* [What to work on] Count how many lines below contain the word "this", then give that number alone.

* [Data records]
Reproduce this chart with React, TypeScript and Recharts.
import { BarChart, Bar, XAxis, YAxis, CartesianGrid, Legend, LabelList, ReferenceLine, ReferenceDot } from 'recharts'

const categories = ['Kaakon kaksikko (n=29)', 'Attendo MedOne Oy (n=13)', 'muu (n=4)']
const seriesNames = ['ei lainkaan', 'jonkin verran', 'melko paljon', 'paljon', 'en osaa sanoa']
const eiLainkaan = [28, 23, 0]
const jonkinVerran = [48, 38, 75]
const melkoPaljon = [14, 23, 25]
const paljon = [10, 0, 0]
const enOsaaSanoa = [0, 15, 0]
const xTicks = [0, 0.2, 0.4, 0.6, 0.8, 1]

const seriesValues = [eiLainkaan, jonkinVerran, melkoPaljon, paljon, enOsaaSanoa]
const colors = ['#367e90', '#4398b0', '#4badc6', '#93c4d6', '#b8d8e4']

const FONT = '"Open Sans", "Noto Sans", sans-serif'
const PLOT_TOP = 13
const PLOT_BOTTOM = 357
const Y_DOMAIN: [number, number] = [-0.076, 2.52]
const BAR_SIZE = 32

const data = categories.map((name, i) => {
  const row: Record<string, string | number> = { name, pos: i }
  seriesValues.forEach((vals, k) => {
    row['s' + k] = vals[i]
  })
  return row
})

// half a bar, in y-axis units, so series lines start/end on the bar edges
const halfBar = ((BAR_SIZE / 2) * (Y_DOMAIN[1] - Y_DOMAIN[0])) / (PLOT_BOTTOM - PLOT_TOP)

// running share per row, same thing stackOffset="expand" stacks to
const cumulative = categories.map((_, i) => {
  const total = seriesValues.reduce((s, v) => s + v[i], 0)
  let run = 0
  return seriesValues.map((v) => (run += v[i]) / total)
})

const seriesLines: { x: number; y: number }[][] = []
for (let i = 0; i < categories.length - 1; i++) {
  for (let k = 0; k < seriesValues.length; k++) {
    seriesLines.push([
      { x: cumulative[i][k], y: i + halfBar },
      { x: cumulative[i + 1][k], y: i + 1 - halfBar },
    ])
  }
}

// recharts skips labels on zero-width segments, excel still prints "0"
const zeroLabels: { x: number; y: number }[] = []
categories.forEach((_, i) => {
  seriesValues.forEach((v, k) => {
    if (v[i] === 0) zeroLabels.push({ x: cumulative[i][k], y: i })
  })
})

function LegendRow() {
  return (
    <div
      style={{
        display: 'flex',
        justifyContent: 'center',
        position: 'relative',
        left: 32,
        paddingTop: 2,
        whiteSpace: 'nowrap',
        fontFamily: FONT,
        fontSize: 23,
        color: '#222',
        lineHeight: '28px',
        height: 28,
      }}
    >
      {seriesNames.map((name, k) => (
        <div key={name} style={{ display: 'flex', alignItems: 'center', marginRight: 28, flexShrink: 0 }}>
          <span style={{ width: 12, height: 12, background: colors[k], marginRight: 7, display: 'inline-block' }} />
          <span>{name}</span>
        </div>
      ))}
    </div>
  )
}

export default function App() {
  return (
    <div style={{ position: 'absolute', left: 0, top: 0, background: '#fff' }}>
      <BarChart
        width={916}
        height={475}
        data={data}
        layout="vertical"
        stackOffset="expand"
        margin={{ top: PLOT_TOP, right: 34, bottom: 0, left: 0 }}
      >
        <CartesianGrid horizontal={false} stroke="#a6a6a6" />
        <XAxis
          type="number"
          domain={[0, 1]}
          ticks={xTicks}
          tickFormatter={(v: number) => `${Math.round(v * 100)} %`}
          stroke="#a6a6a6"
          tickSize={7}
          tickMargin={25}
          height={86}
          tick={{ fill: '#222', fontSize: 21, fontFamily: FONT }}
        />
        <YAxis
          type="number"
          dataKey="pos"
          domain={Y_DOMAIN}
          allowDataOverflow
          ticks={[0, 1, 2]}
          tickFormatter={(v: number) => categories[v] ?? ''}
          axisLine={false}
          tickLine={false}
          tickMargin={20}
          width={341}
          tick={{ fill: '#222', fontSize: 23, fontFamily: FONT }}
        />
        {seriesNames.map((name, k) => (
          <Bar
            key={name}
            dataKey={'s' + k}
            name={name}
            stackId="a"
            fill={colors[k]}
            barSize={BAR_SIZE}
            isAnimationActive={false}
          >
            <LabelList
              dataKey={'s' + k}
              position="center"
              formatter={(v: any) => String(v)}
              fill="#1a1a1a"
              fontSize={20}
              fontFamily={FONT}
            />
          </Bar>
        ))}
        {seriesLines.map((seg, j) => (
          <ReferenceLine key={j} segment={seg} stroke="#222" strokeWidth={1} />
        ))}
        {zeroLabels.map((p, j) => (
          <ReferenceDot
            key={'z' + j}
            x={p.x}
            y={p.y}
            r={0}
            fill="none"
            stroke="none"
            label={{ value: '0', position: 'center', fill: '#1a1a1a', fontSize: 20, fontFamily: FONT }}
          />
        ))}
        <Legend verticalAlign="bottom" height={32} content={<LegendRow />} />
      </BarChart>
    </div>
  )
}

...

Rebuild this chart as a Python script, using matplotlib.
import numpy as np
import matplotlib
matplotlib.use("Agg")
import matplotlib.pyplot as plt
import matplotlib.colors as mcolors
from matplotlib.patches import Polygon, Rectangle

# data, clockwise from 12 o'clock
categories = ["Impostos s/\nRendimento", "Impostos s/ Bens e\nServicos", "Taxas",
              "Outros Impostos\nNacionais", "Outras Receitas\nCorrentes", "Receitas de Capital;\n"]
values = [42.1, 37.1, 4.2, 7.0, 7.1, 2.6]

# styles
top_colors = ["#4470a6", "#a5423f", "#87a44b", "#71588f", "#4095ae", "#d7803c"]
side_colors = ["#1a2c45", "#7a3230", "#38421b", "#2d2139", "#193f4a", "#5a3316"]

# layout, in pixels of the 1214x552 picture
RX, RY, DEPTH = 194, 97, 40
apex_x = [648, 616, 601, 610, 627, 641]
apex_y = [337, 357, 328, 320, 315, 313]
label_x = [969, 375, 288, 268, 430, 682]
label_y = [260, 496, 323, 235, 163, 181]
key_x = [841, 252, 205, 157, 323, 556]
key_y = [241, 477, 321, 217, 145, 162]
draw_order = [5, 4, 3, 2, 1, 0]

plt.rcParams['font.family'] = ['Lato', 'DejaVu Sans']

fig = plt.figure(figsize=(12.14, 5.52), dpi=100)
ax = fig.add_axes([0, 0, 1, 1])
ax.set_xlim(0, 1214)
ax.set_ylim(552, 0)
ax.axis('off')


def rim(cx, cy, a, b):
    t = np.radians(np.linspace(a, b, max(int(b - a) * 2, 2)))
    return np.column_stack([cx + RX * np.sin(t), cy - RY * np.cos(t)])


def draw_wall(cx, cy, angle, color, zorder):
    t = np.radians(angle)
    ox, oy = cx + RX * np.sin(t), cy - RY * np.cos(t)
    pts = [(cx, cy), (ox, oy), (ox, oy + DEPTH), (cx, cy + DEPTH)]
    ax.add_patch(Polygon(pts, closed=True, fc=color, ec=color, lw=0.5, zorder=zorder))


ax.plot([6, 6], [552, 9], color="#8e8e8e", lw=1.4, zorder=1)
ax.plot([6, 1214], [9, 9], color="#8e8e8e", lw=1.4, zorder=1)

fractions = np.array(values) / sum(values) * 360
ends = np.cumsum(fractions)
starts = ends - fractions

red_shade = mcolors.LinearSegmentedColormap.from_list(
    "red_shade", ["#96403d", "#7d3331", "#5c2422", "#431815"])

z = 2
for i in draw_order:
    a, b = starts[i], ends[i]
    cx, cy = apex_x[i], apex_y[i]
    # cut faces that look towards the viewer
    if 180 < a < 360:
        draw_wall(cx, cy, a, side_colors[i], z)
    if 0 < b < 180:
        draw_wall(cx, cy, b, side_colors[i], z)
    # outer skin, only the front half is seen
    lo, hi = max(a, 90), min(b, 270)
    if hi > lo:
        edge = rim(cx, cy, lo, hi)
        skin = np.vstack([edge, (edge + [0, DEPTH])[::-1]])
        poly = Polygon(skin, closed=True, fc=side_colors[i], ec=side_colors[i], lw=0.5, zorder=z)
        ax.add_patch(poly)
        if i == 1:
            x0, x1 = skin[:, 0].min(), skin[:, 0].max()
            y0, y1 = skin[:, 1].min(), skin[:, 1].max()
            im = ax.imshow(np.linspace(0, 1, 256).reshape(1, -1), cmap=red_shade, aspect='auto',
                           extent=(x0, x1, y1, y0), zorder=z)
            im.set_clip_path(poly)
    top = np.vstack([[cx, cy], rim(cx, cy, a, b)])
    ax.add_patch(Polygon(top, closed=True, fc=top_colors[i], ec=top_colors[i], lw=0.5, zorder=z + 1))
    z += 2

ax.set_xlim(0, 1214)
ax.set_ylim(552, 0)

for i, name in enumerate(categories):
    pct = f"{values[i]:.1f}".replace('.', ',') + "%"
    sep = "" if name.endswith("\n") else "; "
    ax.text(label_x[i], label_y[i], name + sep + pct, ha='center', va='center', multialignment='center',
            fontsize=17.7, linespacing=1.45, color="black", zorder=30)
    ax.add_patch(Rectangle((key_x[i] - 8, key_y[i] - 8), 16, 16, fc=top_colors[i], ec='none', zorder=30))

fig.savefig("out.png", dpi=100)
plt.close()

* [Written answer] 2